SEC Freezes $207 Million ‘Pure Ponzi Scheme’


SALT LAKE CITY (CN) — It took a Utah man just two years to bilk 162,000 people of $207 million in “a pure Ponzi scheme” that he pushed on YouTube and on his Traffic Monsoon website, but a judge froze his assets Tuesday, the SEC says.
     The SEC sued Charles David Scoville, 36, of Murray, Utah and his company Traffic Monsoon LLC on Tuesday. He is its only member and controls it. U.S. District Judge Jill Parrish froze the defendants’ assets the day the SEC filed suit.
     Scoville launched Traffic Monsoon in October 2014. He calls it a “successful Internet advertising services company” that will “provide high quality ad services for affordable prices, and share revenues for a perfect winning combination that will lead to the ultimate success of our customers.”
     Scoville calls his company “a combination of an Internet traffic exchange, where users browse each others’ websites, and a pay-per-click program, where users are paid to click on others’ website banner ads. Defendants represent that its profit is derived from seven different highly desirable advertising products,” the SEC says in the complaint.
     But it’s not: “In reality, Traffic Monsoon’s advertising business is an illusion designed to obscure the fact that it is offering and selling a security in a pure Ponzi scheme. Over 99 percent of Traffic Monsoon’s revenue comes from the sale of AdPacks. The company has virtually no other revenue from any other source. All payments to investors are made out of these funds,” the complaint states.
     AdPacks cost $50 each. “For this price, the investor receives 20 clicks to his banner ad, 1,000 visitors to his website from the traffic exchange, and the ability to share in Traffic Monsoon’s profit,” according to the complaint.
     It’s making money like crazy, the SEC says in the lawsuit:
     “Since inception, defendants have taken in from investors approximately $207 million in sales of a product called the ‘Banner AdPack’ (‘AdPack’). Over 162,000 investors throughout the world have invested in AdPacks. As of the beginning of 2016, Traffic Monsoon was taking in approximately $25 million in cash each month.”
     The services the company supposedly delivers, and the manner in which it allegedly does it, are rather bewilderingly explained in the SEC’s 20-page lawsuit. Essentially, the SEC says the numbers don’t add up.
     “As of May 16, 2016, Traffic Monsoon had sold 15,225,689 AdPacks. For each such AdPack, however, it must deliver 1,000 visitors, amounting to 15 billion visitors total. As of July 24, 2016, however, the Traffic Monsoon website states that the company had ‘delivered 1,618,996,340 visitors to our member’s [sic] websites to date.’ This is only about a tenth of what would be required by Scoville’s own program. …
     “Traffic Monsoon cannot in fact deliver the numbers of visitors it has promised to AdPack purchasers.”

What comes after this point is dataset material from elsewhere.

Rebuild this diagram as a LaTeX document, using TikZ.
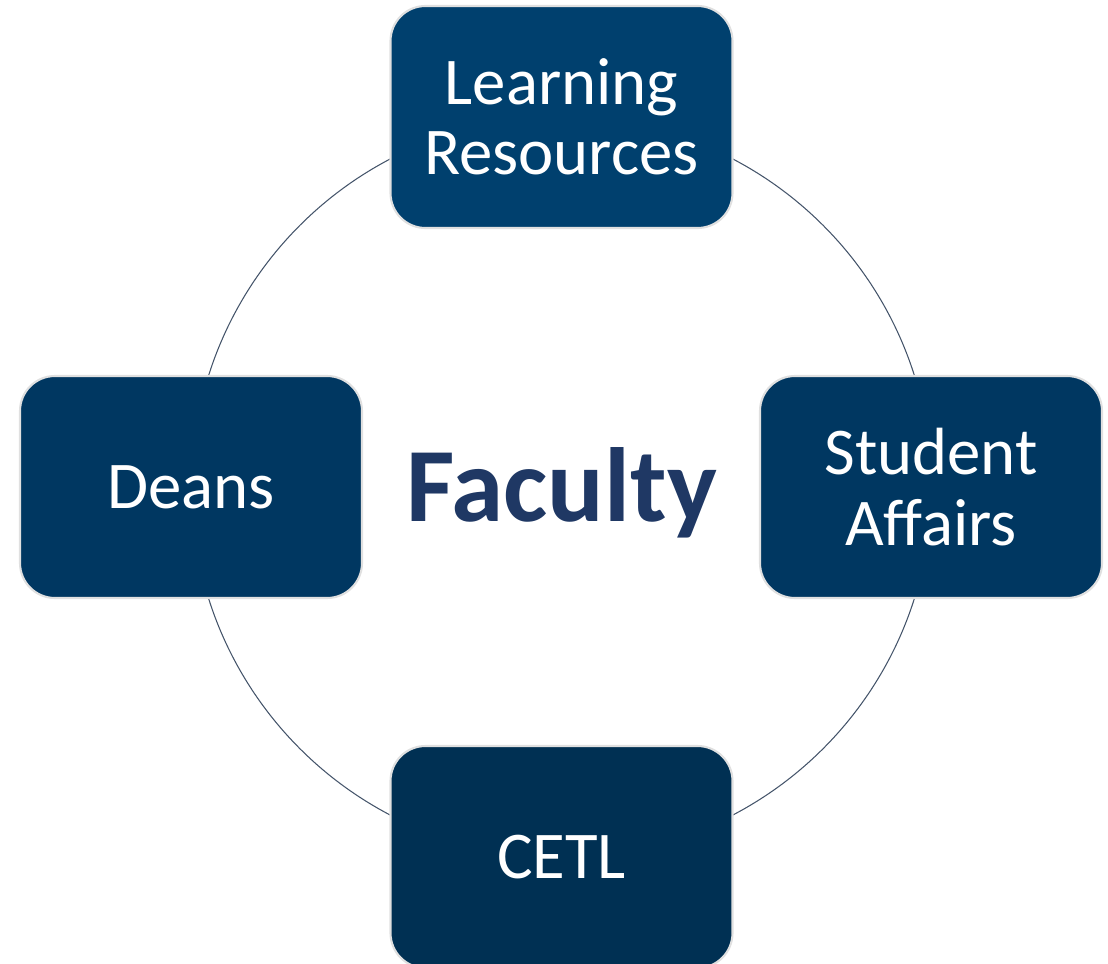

     In his YouTube ads and on his website, the SEC says, Scoville “goes out of his way to argue that the program does not involve a security or an investment,” which indicates, to the SEC, that Scoville is aware that the AdPacks could be considered an investment.”
     Initially he used PayPal to maintain what he calls a reserve fund, but PayPal froze the Traffic Monsoon account in February. The freeze expired July 11, however, and Scoville immediately began withdrawing money from PayPal, the SEC says.
     “Since July 11, 2016, Scoville has made 256 withdrawal requests and withdrawn over $25 million. Scoville did attempt to withdraw an additional $10 million on July 21, 2016, but PayPal reversed those transactions,” the complaint states.
     As of July 21, the Traffic Monsoon account at PayPal had a balance of $23,316,843, according to the SEC.
     Scoville did not respond to a request for comment via his website.
     A post to the Traffic Monsoon Facebook page on Wednesday morning stated: “The SEC filed a lawsuit. We’ll stand up against their claims in a court of law. Whatever is going on we’ll get to the bottom of it.”
     Later Wednesday, the company announced “good news.”
     “I spoke with the SEC this evening, and they have been so kind and wonderful,” the post stated. “They have recognized I have been very honest and open with them about everything, and they recognize my pure intentions behind this business. They know and can confirm that the reason I moved funds to my personal account previously to coming to the USA was to protect people’s money from these fraudulent checks circulating.”
     That post, which was still on the Traffic Monsoon website Thursday morning, continued: “They feel we can work something out that allows Traffic Monsoon to move forward through restructuring. More discussions will follow, but I have expressed to them that I want to find through creativity working together with the SEC a way to make everyone happy, or at least say: ‘oh, it’s not that bad!'”
     The SEC did not immediately respond to a request for comment via phone.
     It seeks disgorgement, an injunction, and civil penalties for securities fraud. It also asks that Mary Margaret Hunt with Dorsey Whitney be appointed as a receiver.